"Amen, amen, I say to you, when you were younger, you used to dress yourself and go where you wanted; but when you grow old, you will stretch out your hands, and someone else will dress you and lead you where you do not want to go.” John 21:18
I am not master of my own destiny, but I have a lot of agency, at this time in my life. I make decisions for many people, including myself. I tell this one go, and she goes, etc. I am wealthy in many ways: health, family, friends, secure housing, and actual money.
And we all know how hard it is for the wealthy to enter the kingdom of heaven. I get to act in a lot of ways that preserve my external, worldly dignity. I can drive myself around, I can speak for myself, I can eat what I will, when I will. Sure, I depend on other people, but not in ways that damage my image or my dignity.
But the path to salvation lays in stretching out my hands and being led where I do not want to go.
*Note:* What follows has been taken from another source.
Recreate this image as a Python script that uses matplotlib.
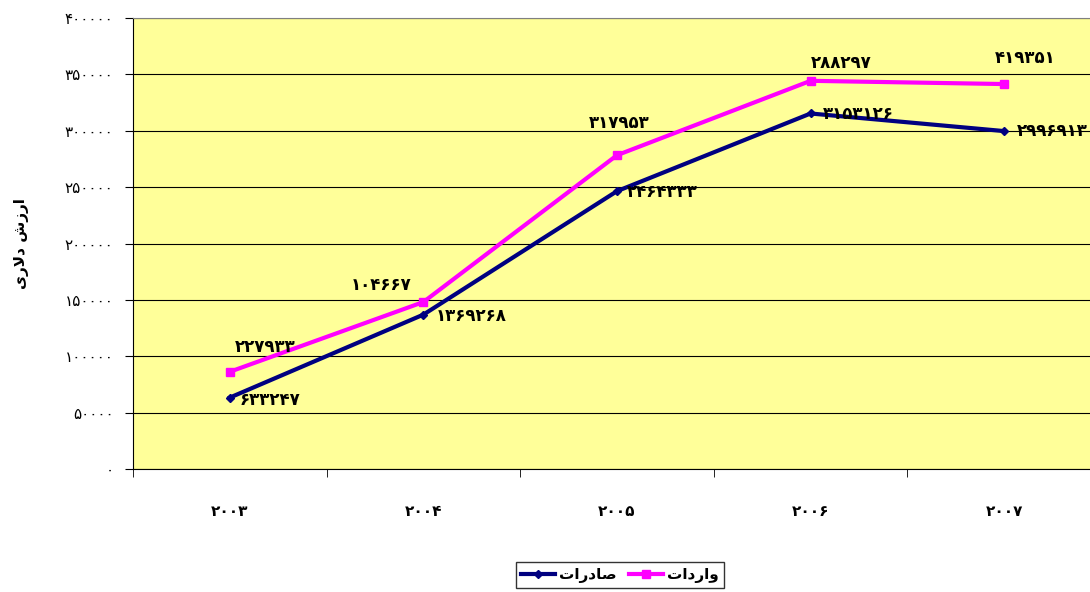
import matplotlib
matplotlib.use('agg')
import matplotlib.pyplot as plt
import numpy as np

years = ['2003', '2004', '2005', '2006', '2007']
exports = [63324.7, 136926.8, 246433.3, 315312.6, 299691.3]
imports = [86227.933, 148104.667, 278317.953, 344288.297, 341419.351]
y_ticks = [0, 50000, 100000, 150000, 200000, 250000, 300000, 350000, 400000]

# arabic text pre-shaped (presentation forms, visual order)
name_exports = '\ufe95\ufe8d\ufead\ufea9\ufe8e\ufebb'   # صادرات
name_imports = '\ufe95\ufe8d\ufea9\ufead\ufe8d\ufeed'   # واردات
y_title = '\ufeef\ufead\ufefb\ufea9 \ufeb5\ufeaf\ufead\ufe8d'   # ارزش دلاری

# label offsets in pixels
exp_off = [(10, -2), (12, -1), (10, -1), (12, -1), (13, 0)]
imp_off = [(35, 25), (-42, 17), (2, 32), (31, 18), (21, 26)]

FA = str.maketrans('0123456789', '\u06f0\u06f1\u06f2\u06f3\u06f4\u06f5\u06f6\u06f7\u06f8\u06f9')

def fa(s):
  return str(s).translate(FA)

def exp_label(v):
  return ('%.1f' % v).replace('.', '')

def imp_label(v):
  return ('%.3f' % v).replace('.', '')[-6:]

plt.rcParams['font.family'] = ['DejaVu Sans']

fig = plt.figure(figsize=(10.9, 5.92), dpi=100)
ax = fig.add_axes([133/1090, 1 - 469/592, 968/1090, 451/592])
ax.set_facecolor('#ffff99')

x = np.arange(len(years))
l1, = ax.plot(x, exports, color='#000080', lw=3, marker='D', ms=4, zorder=3, label=name_exports)
l2, = ax.plot(x, imports, color='#ff00ff', lw=3, marker='s', ms=6, zorder=3, label=name_imports)

for i in range(len(years)):
  ax.annotate(fa(exp_label(exports[i])), (x[i], exports[i]), xytext=exp_off[i], textcoords='offset pixels',
              ha='left', va='center', fontsize=12, fontweight='bold', zorder=4)
  ax.annotate(fa(imp_label(imports[i])), (x[i], imports[i]), xytext=imp_off[i], textcoords='offset pixels',
              ha='center', va='center', fontsize=12, fontweight='bold', zorder=4)

ax.set_xlim(-0.5, 4.5)
ax.set_ylim(0, 400000)
ax.set_yticks(y_ticks)
ax.set_yticklabels([fa(v) for v in y_ticks], fontsize=11)
ax.yaxis.grid(True, color='black', lw=0.8)
ax.set_axisbelow(True)

ax.set_xticks(x)
ax.set_xticklabels([fa(y) for y in years], fontsize=11, fontweight='bold')
ax.set_xticks(np.arange(-0.5, 5, 1), minor=True)
ax.tick_params(axis='x', which='major', length=0, pad=25)
ax.tick_params(axis='x', which='minor', length=6, color='black')
ax.tick_params(axis='y', length=6, pad=8, color='black')

ax.spines['right'].set_visible(False)
ax.spines['top'].set_color('#808080')
ax.spines['left'].set_color('black')
ax.spines['bottom'].set_color('black')

ax.set_ylabel(y_title, fontsize=11, fontweight='bold', labelpad=26)

leg = fig.legend(handles=[l1, l2], loc='center', bbox_to_anchor=(620/1090, 1 - 575/592), ncol=2,
                 frameon=True, fancybox=False, edgecolor='black', handlelength=2.2, handletextpad=0.3,
                 columnspacing=0.8, borderpad=0.3, prop={'size': 11, 'weight': 'bold'})
leg.get_frame().set_linewidth(1)

plt.savefig('out.png', dpi=100)
plt.close()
Many people experience that overtly, here on earth, in tangible and uncomfortable ways. Some people do not have any control over their housing. Some have no control over their mobility. Some have no choice in what they eat or wear. And sometimes I am the one making these choices for other people: for my children, for my family, for friends who depend on me. And it's incumbent on me to remember that one day I'll likely be in the same position, being led where I do not want to go, and my experience of being treated with dignity may lie with other people.
But it's not a matter of tit for tat. Even if I dropped dead tomorrow, and so never suffer the slings and arrows of outrageous fortune, my role on earth is to treat others with dignity, whether I'm leading or being led. Often, leading others is itself a form of being led where you do not want to go, when the leading is difficult or involves sacrifice.
And in the end, we're all being led where we don't want to go by Jesus Himself, because he's leading us to holiness, and if it were easy to get there ourselves, we'd already be holy.